LOVE IN ACTION
Lord, Your teachings never cease to amaze us.
Read LUKE 10:25–37
The Parable of the Good Samaritan
25 On one occasion an expert in the law stood up to test Jesus. “Teacher,” he asked, “what must I do to inherit eternal life?”
26 “What is written in the Law?” he replied. “How do you read it?”
27 He answered, “‘Love the Lord your God with all your heart and with all your soul and with all your strength and with all your mind’[a]; and, ‘Love your neighbor as yourself.’[b]”
28 “You have answered correctly,” Jesus replied. “Do this and you will live.”
29 But he wanted to justify himself, so he asked Jesus, “And who is my neighbor?”
30 In reply Jesus said: “A man was going down from Jerusalem to Jericho, when he was attacked by robbers. They stripped him of his clothes, beat him and went away, leaving him half dead. 31 A priest happened to be going down the same road, and when he saw the man, he passed by on the other side. 32 So too, a Levite, when he came to the place and saw him, passed by on the other side. 33 But a Samaritan, as he traveled, came where the man was; and when he saw him, he took pity on him. 34 He went to him and bandaged his wounds, pouring on oil and wine. Then he put the man on his own donkey, brought him to an inn and took care of him. 35 The next day he took out two denarii[c] and gave them to the innkeeper. ‘Look after him,’ he said, ‘and when I return, I will reimburse you for any extra expense you may have.’
36 “Which of these three do you think was a neighbor to the man who fell into the hands of robbers?”
37 The expert in the law replied, “The one who had mercy on him.”
Jesus told him, “Go and do likewise.”
a Luke 10:27 Deut. 6:5
b Luke 10:27 Lev. 19:18
x Luke 10:35 A denarius was the usual daily wage of a day laborer (see Matt. 20:2).
New International Version (NIV)
Holy Bible, New International Version®, NIV® Copyright ©1973, 1978, 1984, 2011 by Biblica, Inc.® Used by permission. All rights reserved worldwide.
“Therefore, as we have opportunity, let us do good to all people” (Gal. 6:10).

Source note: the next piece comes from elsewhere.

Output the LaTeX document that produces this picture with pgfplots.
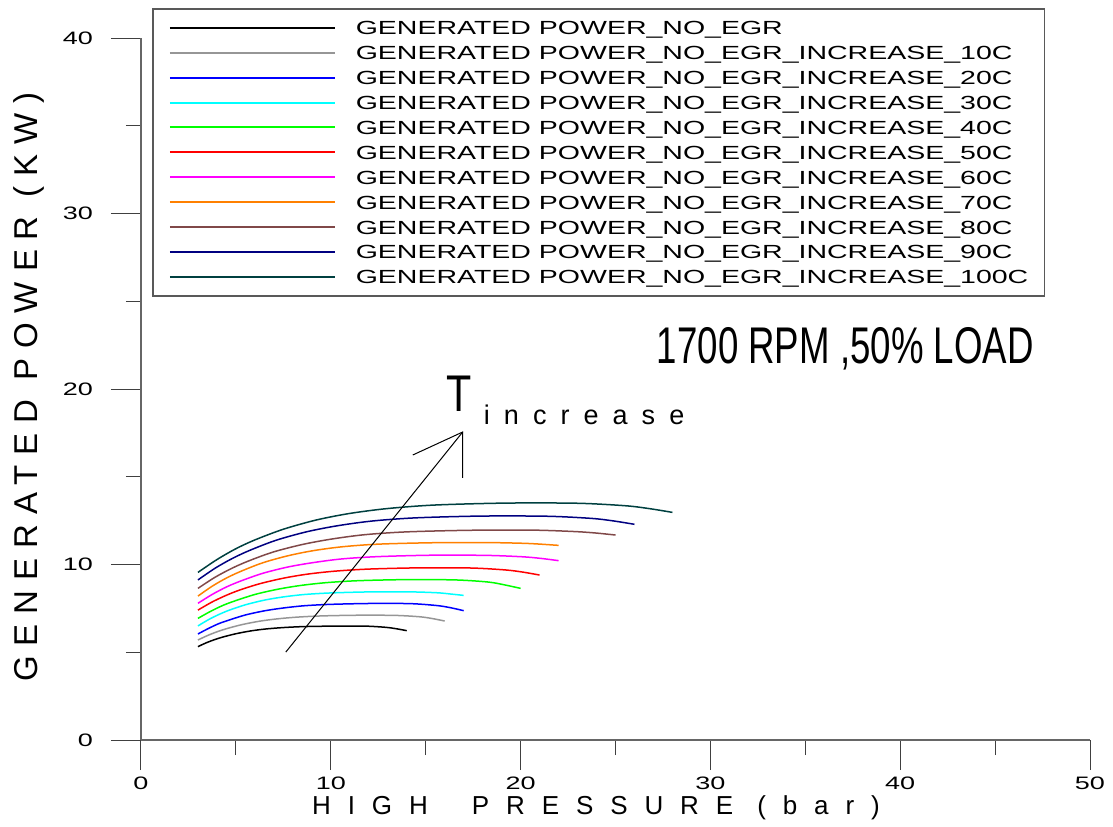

The teaching here is unequivocal: we are to do good to all people, without regard to differences of ethnicity, gender, orientation, religion, or any of the other categories that can divide us. This extends especially to those people from whom we feel most estranged. This parable is almost universally famous, justly so, and is in every sense classically Christian.

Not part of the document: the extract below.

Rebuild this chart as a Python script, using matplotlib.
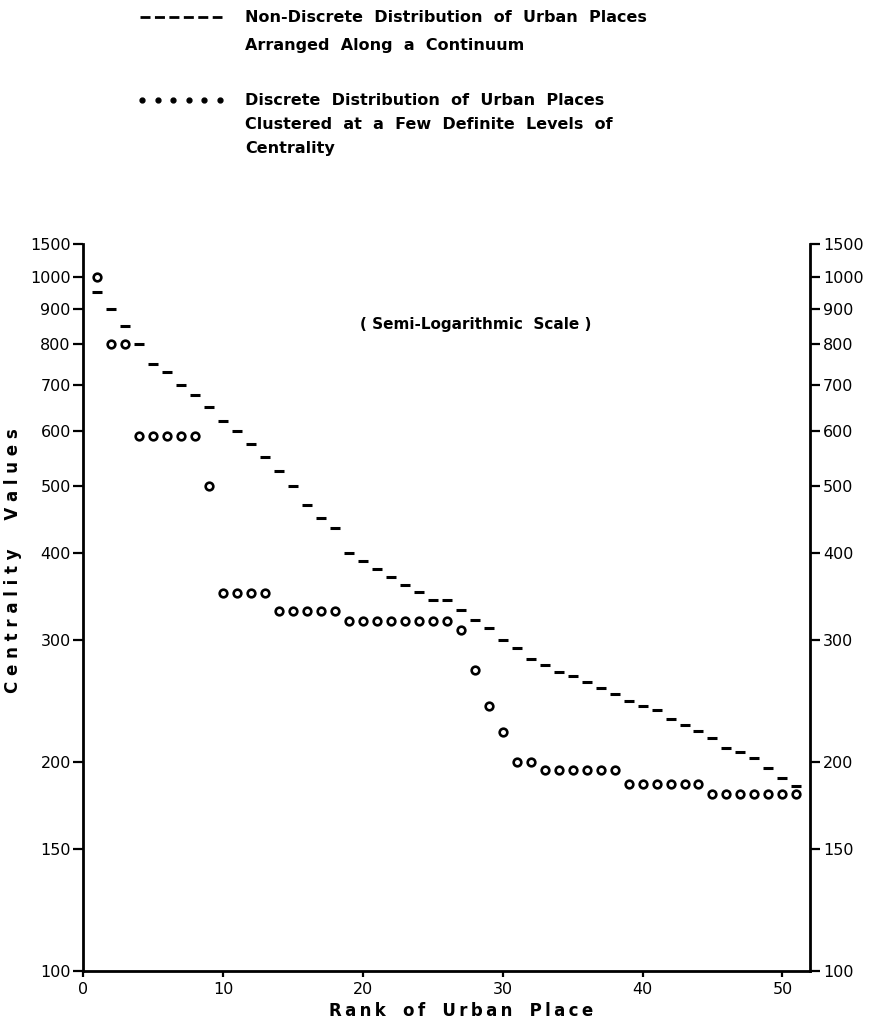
import numpy as np
import matplotlib
matplotlib.use("Agg")
import matplotlib.pyplot as plt
from matplotlib.lines import Line2D

# rank of urban place (1..51)
ranks = np.arange(1, 52)

# non-discrete distribution: one centrality value per rank
continuum_vals = [950, 900, 850, 800, 750, 730, 700, 675, 650, 620,
                  600, 575, 550, 525, 500, 470, 450, 435, 400, 390,
                  380, 370, 360, 352, 343, 342, 331, 321, 312, 300,
                  292, 282, 276, 270, 266, 261, 256, 251, 245, 241,
                  238, 231, 226, 222, 217, 210, 207, 203, 196, 190,
                  185]

# discrete distribution: places clustered at a few levels
discrete_vals = [1000, 800, 800, 590, 590, 590, 590, 590, 500, 350,
                 350, 350, 350, 330, 330, 330, 330, 330, 320, 320,
                 320, 320, 320, 320, 320, 320, 310, 272, 241, 221,
                 200, 200, 195, 195, 195, 195, 195, 195, 186, 186,
                 186, 186, 186, 186, 180, 180, 180, 180, 180, 180,
                 180]

x_ticks = [0, 10, 20, 30, 40, 50]
y_ticks = [100, 150, 200, 300, 400, 500, 600, 700, 800, 900, 1000, 1500]

legend_continuum = "Non-Discrete  Distribution  of  Urban  Places\nArranged  Along  a  Continuum"
legend_discrete = ("Discrete  Distribution  of  Urban  Places\n"
                   "Clustered  at  a  Few  Definite  Levels  of\nCentrality")

# semi-logarithmic scale: log up to 1000, compressed above
K = 0.047


def fwd(v):
    v = np.asarray(v, dtype=float)
    lo = np.log10(np.clip(v, 1e-9, None))
    hi = 3 + (v - 1000) / 500 * K
    return np.where(v <= 1000, lo, hi)


def inv(u):
    u = np.asarray(u, dtype=float)
    lo = 10 ** np.minimum(u, 3)
    hi = 1000 + (u - 3) / K * 500
    return np.where(u <= 3, lo, hi)


def spaced(s, sep="\u2009"):
    return sep.join(s)


plt.rcParams['font.family'] = ['DejaVu Sans']

fig = plt.figure(figsize=(8.77, 10.31), dpi=100)
ax = fig.add_axes([0.095, 0.058, 0.829, 0.705])

ax.plot(ranks, continuum_vals, linestyle='none', marker='_', markersize=7.5,
        markeredgewidth=2.2, color='black')
ax.plot(ranks, discrete_vals, linestyle='none', marker='o', markersize=5.5,
        markerfacecolor='white', markeredgecolor='black', markeredgewidth=1.9)

ax.set_yscale('function', functions=(fwd, inv))
ax.set_xlim(0, 52)
ax.set_ylim(100, 1500)

ax.set_xticks(x_ticks)
ax.set_xticklabels([str(t) for t in x_ticks])
ax.set_yticks(y_ticks)
ax.set_yticklabels([str(t) for t in y_ticks])
ax.yaxis.set_minor_locator(matplotlib.ticker.NullLocator())
ax.xaxis.set_minor_locator(matplotlib.ticker.NullLocator())

ax.tick_params(axis='y', which='major', direction='out', length=7, width=1.6,
               labelsize=11.5, pad=2, left=True, right=True,
               labelleft=True, labelright=True)
ax.tick_params(axis='x', which='major', direction='out', length=4, width=1.6,
               labelsize=11.5, pad=4)

for side in ['left', 'bottom', 'right']:
    ax.spines[side].set_linewidth(2)
ax.spines['top'].set_visible(False)

ax.set_xlabel(spaced("Rank") + "   " + spaced("of") + "   " + spaced("Urban") + "   " + spaced("Place"),
              fontsize=12, fontweight='bold')
ax.xaxis.set_label_coords(0.52, -0.042)
ax.set_ylabel(spaced("Centrality", " ") + "     " + spaced("Values", " "),
              fontsize=12, fontweight='bold')
ax.yaxis.set_label_coords(-0.085, 0.565)

ax.text(0.54, 0.89, "( Semi-Logarithmic  Scale )", transform=ax.transAxes,
        ha='center', va='center', fontsize=11, fontweight='bold')

# legend drawn at the top of the page
fig.add_artist(Line2D([140 / 877, 222 / 877], [1 - 17 / 1031, 1 - 17 / 1031],
                      color='black', linewidth=2, linestyle=(0, (3.6, 1.6))))
fig.add_artist(Line2D(np.linspace(142, 220, 6) / 877, np.full(6, 1 - 100 / 1031),
                      linestyle='none', marker='o', markersize=3.5, color='black'))
fig.text(245 / 877, 1 - 23 / 1031, legend_continuum, ha='left', va='center_baseline',
         fontsize=11.5, fontweight='bold', linespacing=2.1)
fig.text(245 / 877, 1 - 93 / 1031, legend_discrete, ha='left', va='top',
         fontsize=11.5, fontweight='bold', linespacing=1.75)

fig.savefig("out.png", dpi=100)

To make his point Jesus employs a shock tactic. A despised Samaritan is presented as the embodiment of mercy. The lawyer who asks the question (25) knows his Scriptures well enough but evades their full implications. Perhaps he shares the common prejudice against Samaritans (one that Jesus did not share) and is prevaricating. Or maybe he just likes to argue. Jesus does not directly answer his question as to who his neighbor might be. Instead he poses a different challenge: to whom can I prove to be a neighbor? And the answer is clear—to anybody who is in need.

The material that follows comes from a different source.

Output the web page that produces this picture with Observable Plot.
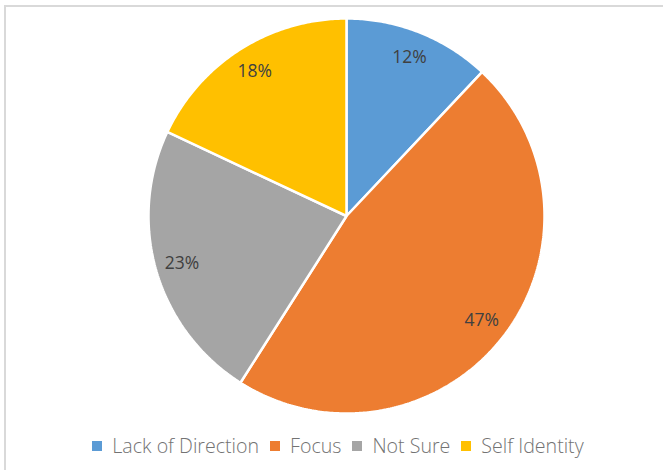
<!DOCTYPE html>
<html>
<head>
<meta charset="utf-8">
<script src="https://cdn.jsdelivr.net/npm/d3@7"></script>
<script src="https://cdn.jsdelivr.net/npm/@observablehq/plot@0.6"></script>
<style>
  html, body { margin: 0; padding: 0; background: #fff; }
  #frame { position: absolute; left: 4px; top: 5px; width: 680px; height: 480px;
           border-top: 2px solid #d9d9d9; border-left: 2px solid #d9d9d9; box-sizing: border-box; }
  #chart { position: absolute; left: 0; top: 0; }
  #legend { position: absolute; left: 6px; top: 432px; width: 675px; display: flex; justify-content: center;
            font-family: "Open Sans", sans-serif; font-weight: 300; font-size: 19.6px; color: #737373; }
  .item { display: flex; align-items: center; margin-right: 11px; }
  .sw { width: 10px; height: 10px; margin-right: 10px; }
</style>
</head>
<body>
<div id="frame"></div>
<div id="chart"></div>
<div id="legend"></div>
<script>
const categories = ["Lack of Direction", "Focus", "Not Sure", "Self Identity"];
const values = [12, 47, 23, 18];
const labels = ["12%", "47%", "23%", "18%"];
const colors = ["#5b9bd5", "#ed7d31", "#a5a5a5", "#ffc000"];

const pie = d3.pie().sort(null).value(d => d.value);
const arcs = pie(categories.map((c, i) => ({category: c, value: values[i], label: labels[i]})));

// Build slice outlines in unit-circle coordinates (angle 0 at top, clockwise)
const slicePts = [];
arcs.forEach(a => {
  slicePts.push({category: a.data.category, x: 0, y: 0});
  const n = Math.max(2, Math.ceil((a.endAngle - a.startAngle) / 0.01));
  for (let k = 0; k <= n; k++) {
    const t = a.startAngle + (a.endAngle - a.startAngle) * k / n;
    slicePts.push({category: a.data.category, x: Math.sin(t), y: Math.cos(t)});
  }
});
const labelPts = arcs.map(a => {
  const m = (a.startAngle + a.endAngle) / 2;
  return {label: a.data.label, x: 0.865 * Math.sin(m), y: 0.865 * Math.cos(m)};
});

const chart = Plot.plot({
  width: 663,
  height: 430,
  marginLeft: 148,
  marginRight: 119,
  marginTop: 18,
  marginBottom: 17,
  x: {domain: [-1, 1], axis: null},
  y: {domain: [-1, 1], axis: null},
  color: {domain: categories, range: colors},
  style: {background: "transparent"},
  marks: [
    Plot.line(slicePts, {x: "x", y: "y", z: "category", fill: "category", stroke: "#fff",
      strokeWidth: 2.5, curve: "linear-closed", strokeLinejoin: "miter"}),
    Plot.text(labelPts, {x: "x", y: "y", text: "label", fill: "#404040", fontSize: 17.5,
      fontFamily: "Open Sans, sans-serif"})
  ]
});
document.getElementById("chart").appendChild(chart);

const legend = document.getElementById("legend");
categories.forEach((c, i) => {
  const it = document.createElement("div");
  it.className = "item";
  const sw = document.createElement("span");
  sw.className = "sw";
  sw.style.background = colors[i];
  const tx = document.createElement("span");
  tx.textContent = c;
  it.appendChild(sw); it.appendChild(tx);
  legend.appendChild(it);
});
</script>
</body>
</html>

The behavior of these professional religious ﬁgures thought to be on their way to minister at the temple is sometimes considered to be an indictment of those who place their ritual purity above common humanity. This may be so—and it is a sad fact that the religious are not always merciful. However, they are more likely to be returning from Jerusalem rather than heading toward it (31). They have done their religious shift and might be expected now, as exemplary ﬁgures, to show some simple compassion. For whatever reason (fear, or lack of concern?), they “pass by on the other side.” The Samaritan, by contrast, who might be expected to pass by, is the one who feels pity and shows mercy (37), a divine quality. Herein lies the shock. The application is that we should do the same, living lives full of mercy. We have no excuse.
God “is kind to the ungrateful and wicked. Be merciful, just as your Father is merciful” (Luke 6:35,36).
Lord, impart to each of us the degree of compassion that You displayed when You walked the earth as a man.